The research collaboration with Stanford Medical School and the Palo Alto Veterans Institute for Research is investigating the impact of underlying Chronic Liver Disease on patient outcomes following a COVID-19 infection.
Bethesda, MD - The Outcomes Research team at the Medical Technology and Practice Patterns Institute is pleased to announce its most recent publication in the Journal of Clinical and Experimental Hepatology titled Chronic Liver Disease and Cirrhosis are Associated with Worse Outcomes Following SARS-CoV-2 Infection. MTPPI and its collaborators at Stanford Medicine and the Palo Alto Veterans Institute for Research (PAVIR) studied data from the COVID-19 Research Database to analyze whether concurrent chronic liver disease (CLD) was associated with worse outcomes within 30 days of a COVID-19 diagnosis. Studied outcomes included the need for hospitalization, development of pneumonia, severe pneumonia, respiratory failure, and multiorgan failure.
The data source for this project was the COVID-19 Research Database, a large healthcare claims dataset that captures a network of 1 million distinct providers across professional and institutional claims and over 100 million patients with both inpatient and outpatient data representing >3000 different payers including private, Medicare, Medicare advantage, and Medicaid. The research team utilized the Snowflake analytics platform to build out the study cohort. Adults with a COVID-19 infection in the time range of 4/1/2020 to 8/31/2021 were identified using ICD-10 codes. The assessment of CLD focused on the four leading etiologies of liver disease among U.S. adults and included nonalcoholic fatty liver disease/nonalcoholic steatohepatitis (NAFLD/NASH), alcohol-associated liver disease (ALD), hepatitis B virus (HBV), and hepatitis C virus (HCV).
The realized cohort included 1,208,905 unique patients with COVID-19, among which 44,008 (3.6%) had concurrent CLD and 1,164,897 (96.4%) did not have CLD. Among patients with concurrent CLD, 47.5% had ALD, 37.3% had NAFLD/NASH, 8.6% had chronic HCV, 4.1% had chronic HBV, and 2.5% had other etiologies. Compared to patients with COVID-19 without CLD, COVID-19+CLD patients were more likely to be male (51.4% vs. 44.4%, P < 0.0001) and were older (age >45: 72.7% vs. 61.5%, P < 0.0001).

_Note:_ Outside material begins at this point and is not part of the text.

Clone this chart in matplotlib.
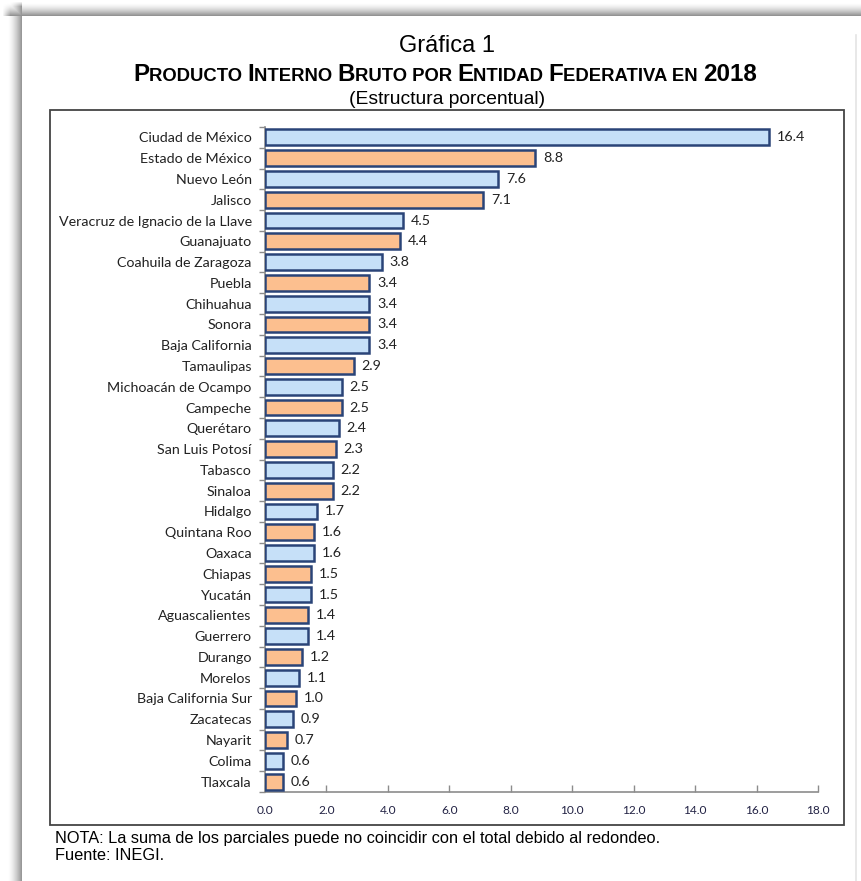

COVID-19+CLD patients had significantly greater prevalence of comorbidities compared to COVID-19 patients without CLD, including diabetes, hypertension, chronic kidney disease, heart failure, and chronic and respiratory disease.
This study found that the presence of underlying CLD, especially cirrhosis, is associated with significantly worse outcomes following COVID-19 infection. These results emphasize the importance of close monitoring of CLD patients following COVID-19 infection for any signs of clinical deterioration and further emphasize the importance of ensuring COVID-19 vaccination.